The task is then to find a concrete counterexample to one of these axioms. This boils down to finding a time-series of concrete hashgraphs (for users A(t),B(t),C(t),…) which violates one of the previous points after we run the algorithms of the paper on it.
Now kladkogex claimed in the initial post to have found such a situation. Unfortunately his example missed the actual hashgraph. So kladkogex can you please rewrite your example into an actual series of hashgraphs for users A,B,C,…, so everyone can run the algorithms on it (by hand) and see the contradiction? After all you made very strong accusations and according to the rules of science, which you brought stubborn into the game, the burdon of proof is on you. As you accused craigdrabiktxmq as being mathematically imprecise it’s now your turn to make your also mathematically imprecise proposed counterexample precise, so we all can see that it works.

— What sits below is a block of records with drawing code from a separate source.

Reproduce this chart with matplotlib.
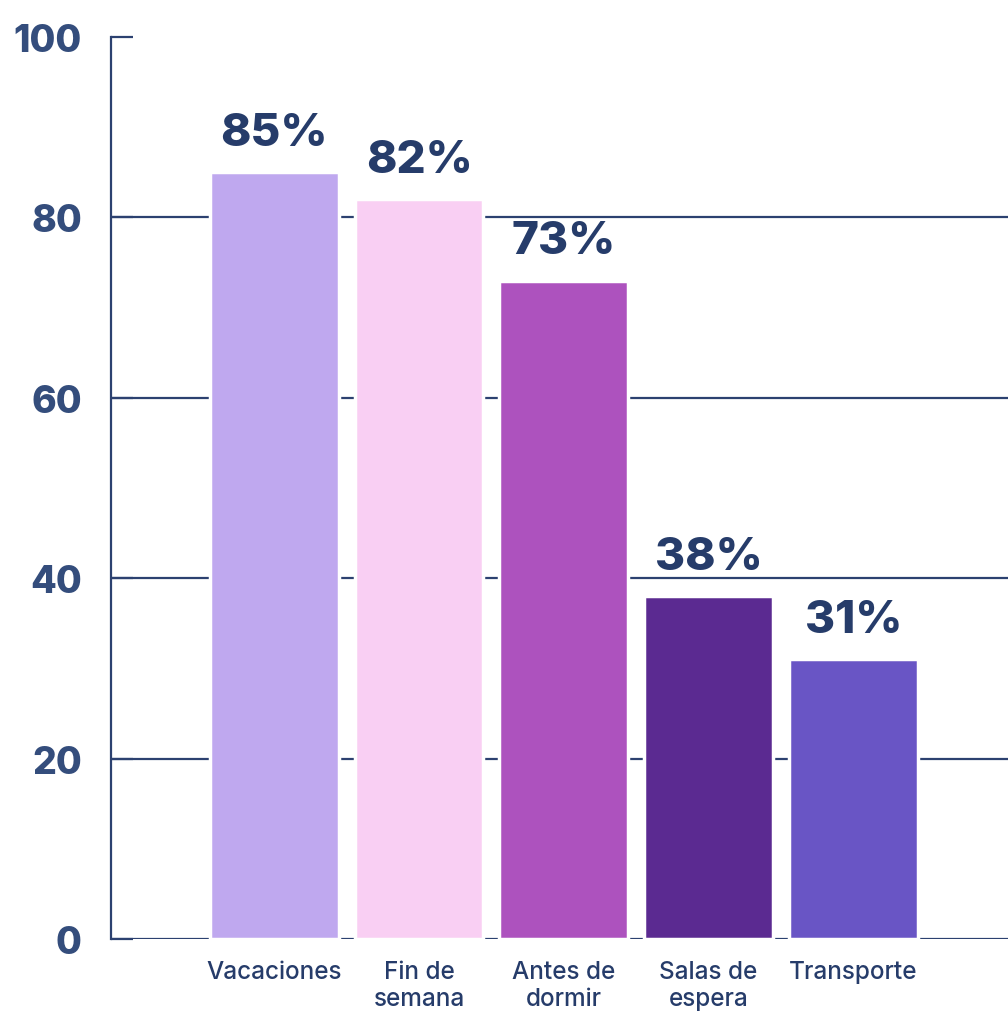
import matplotlib.pyplot as plt
import numpy as np

categorias = ["Vacaciones", "Fin de\nsemana", "Antes de\ndormir", "Salas de\nespera", "Transporte"]
valores = [85, 82, 73, 38, 31]
colores = ["#bfa8ef", "#f9cff3", "#ad52be", "#5b2a91", "#6955c5"]
yticks = [0, 20, 40, 60, 80, 100]

azul = "#2c4170"
texto = "#263c6a"

plt.rcParams['font.family'] = ['Inter', 'DejaVu Sans']

fig = plt.figure(figsize=(10.08, 10.12), dpi=100)
ax = fig.add_axes([111 / 1008, 1 - 940 / 1012, 1 - 111 / 1008, (940 - 38) / 1012])

x = np.arange(len(categorias))

# lineas de cuadricula (quedan tapadas por el borde blanco de las barras)
for y in yticks[:-1]:
    ax.axhline(y, color=azul, linewidth=1.6, zorder=1)

ax.bar(x, valores, width=0.89, color=colores, edgecolor="white", linewidth=2.5, zorder=2)

for xi, v in zip(x, valores):
    ax.text(xi, v + 2.0, f"{v}%", ha="center", va="bottom", fontsize=33,
            fontweight="heavy", color=texto, zorder=3)

ax.set_xlim(-1.128, len(categorias) - 1 + 1.069)
ax.set_ylim(0, 100)

ax.set_yticks(yticks)
ax.set_yticklabels([str(t) for t in yticks], fontsize=27, fontweight="heavy", color="#344d7c")
ax.tick_params(axis="y", direction="in", length=16, width=1.6, color=azul, pad=21)

ax.set_xticks(x)
ax.set_xticklabels(categorias, fontsize=17.5, fontweight="medium", color=texto,
                   linespacing=1.25, va="top")
ax.tick_params(axis="x", length=0, pad=15)

for s in ["top", "right", "bottom"]:
    ax.spines[s].set_visible(False)
ax.spines["left"].set_color(azul)
ax.spines["left"].set_linewidth(1.6)

fig.savefig("out.png", dpi=100)
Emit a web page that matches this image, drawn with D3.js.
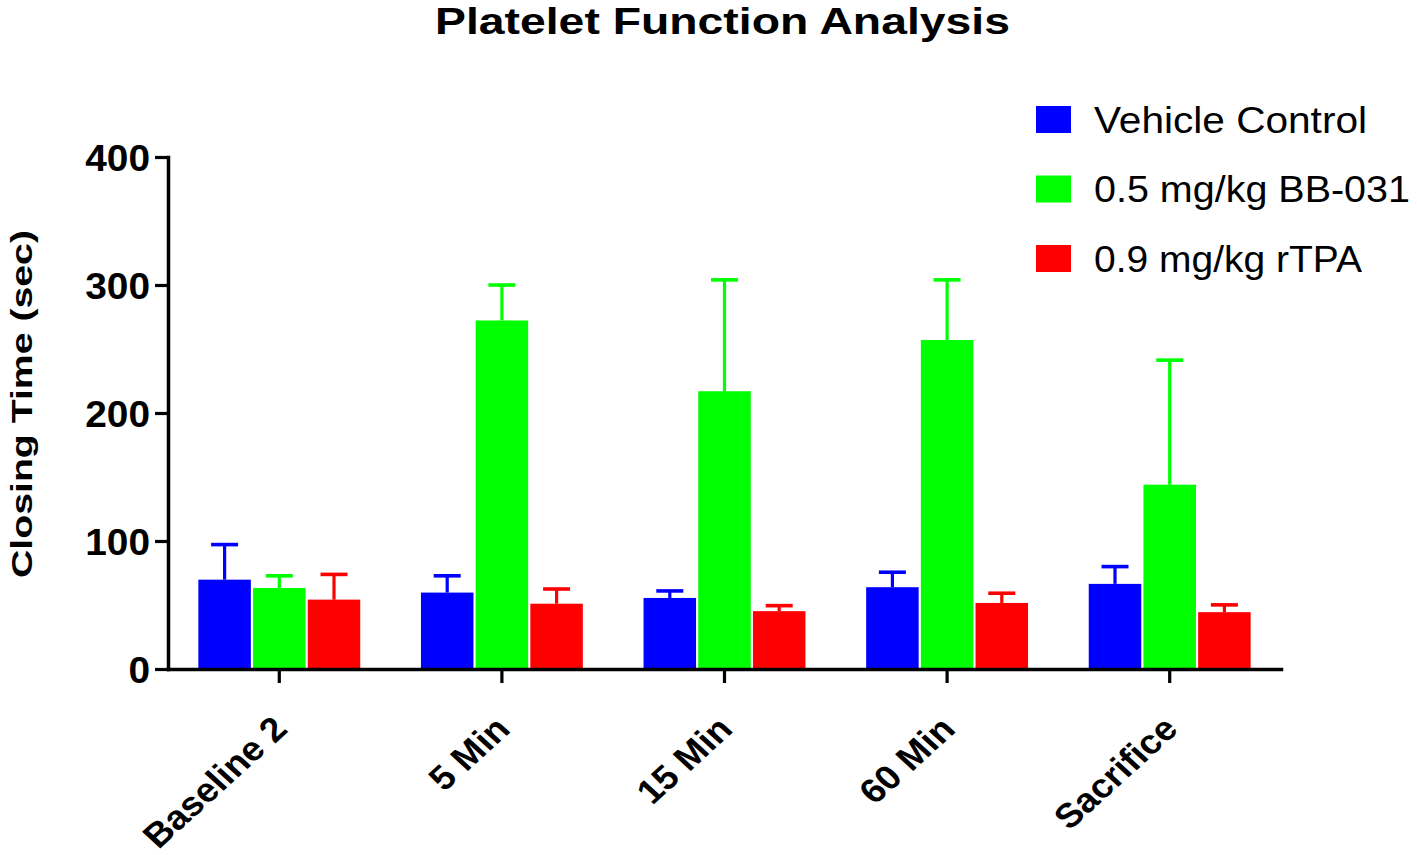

I think its enough to write the appropriate hashgraph related to your counterexample with pen&paper and then send a picture of it here for discussion.
P.S: Leemon Baird was a professor of mathematic by the time he wrote the paper. He wrote >40 other math papers. This of course does not mean, that it is correct. Personally I like the style of the hashgraph paper.
However, I’m not a fan of Hedera, not the least! I think they are like the pest for decentralized payment and I would love to see them fall. But we have to do it properly. Its David against Goliath and David can not afford to rank high on the crackpot index, if he claims any chance in this battle.